• Beyond the Black - Songs of Love and Death (2015) - Commercial plastic pop masked as symphonic metal - 28% (02/03/15)

    Beyond the Black - Songs of Love and Death (2015)

    “A spectre is haunting Europe…” No, it’s not called communism. It’s called the new wave of pop metal. Beyond The Black is next in line to deliver a mixture of tired symphonic metal from the beginning of the millennium with a touch of dated pop music from the eighties on the stupidly entitled Songs Of Love And Death. The album title alone makes dated commercial acts like Good Charlotte and HIM look like geniuses. I'm mentioning these bands because their sounds are not a far call from Beyond The Black and the target audience could be the same.

    Beyond The Black seems to be influenced by symphonic metal with a penchant for commercial success. The band tries to include a few folk-inspired melodies to sound like Within Temptation’s “Mother Earth” in “In The Shadows”, rehashes the mixture of pseudo-harsh male vocals and a fragile female performance to recall Evanescence’s “Bring Me To Life” in “Running To The Edge”, and comes around with pop music with some guitars in the background on “Songs Of Love And Hate”, a song that wouldn’t have sounded out of place on Anette Olzon’s solo album Shine. Sometimes, the band includes all three categories in the same song in a predictable and tame verse-chorus-verse-chorus-bridge-chorus structure as seen in “Hallelujah”. A few predictable and uninspired piano ballads such as “Love Me Forever” or “Unbroken” interrupt the compositions by numbers with more boredom. Most songs are reduced to lengths around four minutes in order to fit radio play standards. All these elements prove to me that this band is purely a commercial product without soul, and is making an obvious attempt at commercial success rather than artistic authenticity. Another proof is that both the symphonic sounds and the vocals of their debut performance at Wacken actually came from a tape and weren't live. If you are still not convinced, check out the singer's biography. She has already sung in the casting pop band for children called Saphir at the tender age of fourteen.

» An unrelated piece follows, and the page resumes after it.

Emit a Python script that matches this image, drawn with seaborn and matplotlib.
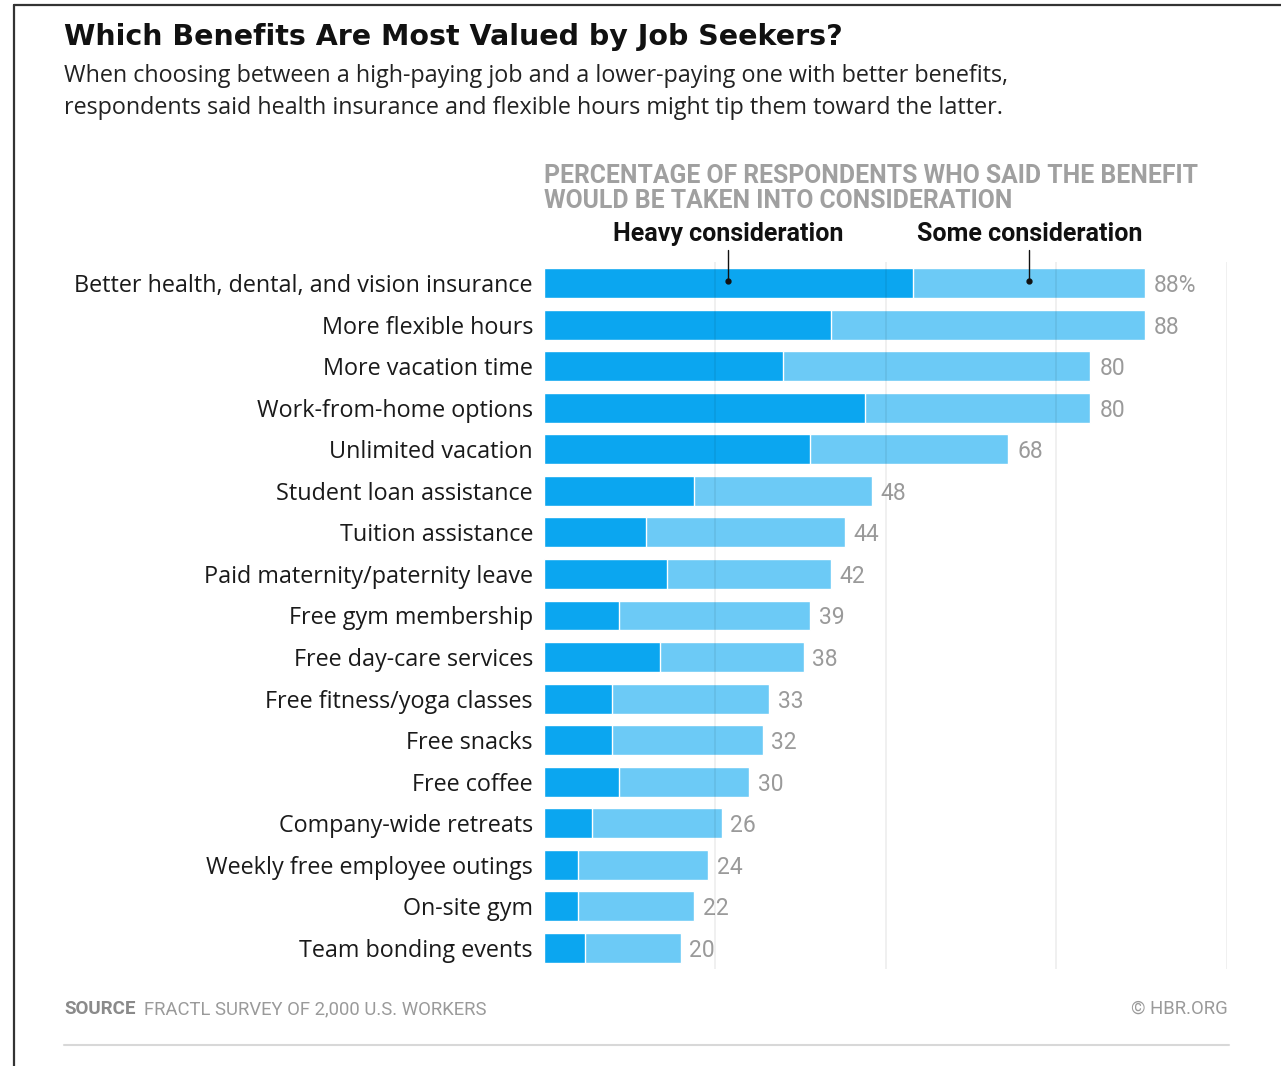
import matplotlib
matplotlib.use("Agg")
import matplotlib.pyplot as plt
import seaborn as sns
import pandas as pd
from matplotlib.lines import Line2D

categories = [
    "Better health, dental, and vision insurance",
    "More flexible hours",
    "More vacation time",
    "Work-from-home options",
    "Unlimited vacation",
    "Student loan assistance",
    "Tuition assistance",
    "Paid maternity/paternity leave",
    "Free gym membership",
    "Free day-care services",
    "Free fitness/yoga classes",
    "Free snacks",
    "Free coffee",
    "Company-wide retreats",
    "Weekly free employee outings",
    "On-site gym",
    "Team bonding events",
]
total_values = [88, 88, 80, 80, 68, 48, 44, 42, 39, 38, 33, 32, 30, 26, 24, 22, 20]
heavy_values = [54, 42, 35, 47, 39, 22, 15, 18, 11, 17, 10, 10, 11, 7, 5, 5, 6]
value_labels = ["88%", "88", "80", "80", "68", "48", "44", "42", "39", "38",
                "33", "32", "30", "26", "24", "22", "20"]
grid_ticks = [25, 50, 75, 100]

df = pd.DataFrame({"category": categories, "total": total_values, "heavy": heavy_values})

sns.set_theme(style="white")
plt.rcParams["font.family"] = ["Open Sans", "DejaVu Sans"]

W, H = 1281, 1066
fig = plt.figure(figsize=(W / 100, H / 100), dpi=100)

x0, x100 = 544, 1227
top_px, bot_px = 262.2, 968.8
ax = fig.add_axes([x0 / W, 1 - bot_px / H, (x100 - x0) / W, (bot_px - top_px) / H])

HEAVY = "#0BA6F0"
SOME = "#6CCAF6"

sns.barplot(data=df, y="category", x="total", orient="h", color=SOME,
            saturation=1, width=0.72, ax=ax, order=categories)
sns.barplot(data=df, y="category", x="heavy", orient="h", color=HEAVY,
            saturation=1, width=0.72, ax=ax, order=categories)

ax.set_xlim(0, 100)
ax.set_ylim(len(categories) - 0.5, -0.5)
for g in grid_ticks:
    ax.axvline(g, color="#000000", alpha=0.07, lw=1.2, zorder=5)
for s in ax.spines.values():
    s.set_visible(False)
ax.set_xticks([])
ax.set_xlabel("")
ax.set_ylabel("")
ax.tick_params(axis="y", length=0, pad=8)
ax.set_yticks(range(len(categories)))
ax.set_yticklabels(categories, fontsize=16.8, color="#1a1a1a")

for i, (t, lab) in enumerate(zip(total_values, value_labels)):
    ax.text(t + 1.3, i + 0.06, lab, va="center", ha="left", fontsize=16.5, color="#9a9a9a",
            family=["Roboto", "DejaVu Sans"])

# legend leaders
for xv in [26.9, 71.0]:
    ax.plot([xv, xv], [-0.05, -0.8], color="#111111", lw=1, clip_on=False, zorder=6)
    ax.plot([xv], [-0.05], marker="o", ms=3.5, color="#111111", clip_on=False, zorder=6)

def fx(px):
    return px / W

def fy(py):
    return 1 - py / H

fig.text(fx(64), fy(37), "Which Benefits Are Most Valued by Job Seekers?",
         fontsize=20.5, fontweight="bold", color="#111111", va="center", ha="left",
         family=["DejaVu Sans"])
fig.text(fx(64), fy(76), "When choosing between a high-paying job and a lower-paying one with better benefits,",
         fontsize=16.8, color="#222222", va="center", ha="left")
fig.text(fx(64), fy(108), "respondents said health insurance and flexible hours might tip them toward the latter.",
         fontsize=16.8, color="#222222", va="center", ha="left")

fig.text(fx(544), fy(176), "PERCENTAGE OF RESPONDENTS WHO SAID THE BENEFIT",
         fontsize=17.8, fontweight="bold", color="#a0a0a0", va="center", ha="left",
         family=["Roboto", "DejaVu Sans"])
fig.text(fx(544), fy(201), "WOULD BE TAKEN INTO CONSIDERATION",
         fontsize=17.8, fontweight="bold", color="#a0a0a0", va="center", ha="left",
         family=["Roboto", "DejaVu Sans"])

fig.text(fx(728), fy(234), "Heavy consideration", fontsize=18, fontweight="bold",
         color="#111111", va="center", ha="center", family=["Roboto", "DejaVu Sans"])
fig.text(fx(1030), fy(234), "Some consideration", fontsize=18, fontweight="bold",
         color="#111111", va="center", ha="center", family=["Roboto", "DejaVu Sans"])

fig.text(fx(64), fy(1009), "SOURCE", fontsize=13.5, fontweight="bold", color="#8a8a8a",
         va="center", ha="left", family=["Roboto", "DejaVu Sans"])
fig.text(fx(144), fy(1009), "FRACTL SURVEY OF 2,000 U.S. WORKERS", fontsize=13.3,
         color="#9a9a9a", va="center", ha="left", family=["Roboto", "DejaVu Sans"])
fig.text(fx(1228), fy(1009), "© HBR.ORG", fontsize=13.3, color="#9a9a9a",
         va="center", ha="right", family=["Roboto", "DejaVu Sans"])

fig.add_artist(Line2D([fx(64), fx(1229)], [fy(1045), fy(1045)], color="#d8d8d8", lw=1.5))
fig.add_artist(Line2D([fx(14), fx(14)], [fy(5), fy(1066)], color="#333333", lw=1.6))
fig.add_artist(Line2D([fx(14), fx(1281)], [fy(5), fy(5)], color="#333333", lw=1.6))

fig.savefig("out.png", dpi=100, facecolor="white")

    The vocals sound in fact like a female parody of Modern Talking or a limited teenage version of Jennifer Rush. The keyboard passages sound less impressive than a Nightwish cover band, and the guitar play sounds about as authentic as gothic pop casting band Nu Pagadi. Rumors say that the band features a bass guitarist, but this instrument is completely inaudible. The drum play is also mostly buried and plays the usual repetitive patterns in the background. It’s hard to tell if this is due to horrid song writing, the lack of overall musical talent, the overproduction, or all of these options combined. The lyrics are also completely dull, and too closely inspired by the bands mentioned in the second paragraph.

    Why is a band like Beyond The Black signed to a big metal label these days? It must be a mixture of an attempt at elevated sales figures among inexperienced children and the fact that sex sells as the label tries to make the singer look cute which is the reason why she alone is featured on the album cover. Don’t get me wrong, I adore many female-fronted metal acts like Edenbridge, Epica, Krypteria, Nightwish, Seraphim, and many more. I think, however, that the wave of female-fronted pop rock bands is generally a short-living trend that repeats itself every fifteen years or so. This fits with the current trend of exchangeable dystopian movies with horrible female lead actresses like “The Hunger Games” and “Divergent”. I guess the target audience is quite similar as well. This product here might at least help introduce some young and inexperienced female teenagers to the universe of rock and metal music in a smooth way. If the target audience ends up listening and identifying itself with real rock and metal music at a certain point in the future, these bands might have had some sort of purpose in the end. Until then, all fans of authentic, creative, and organic rock music of any kind should ignore these bands. “Metalheads of the world, unite!”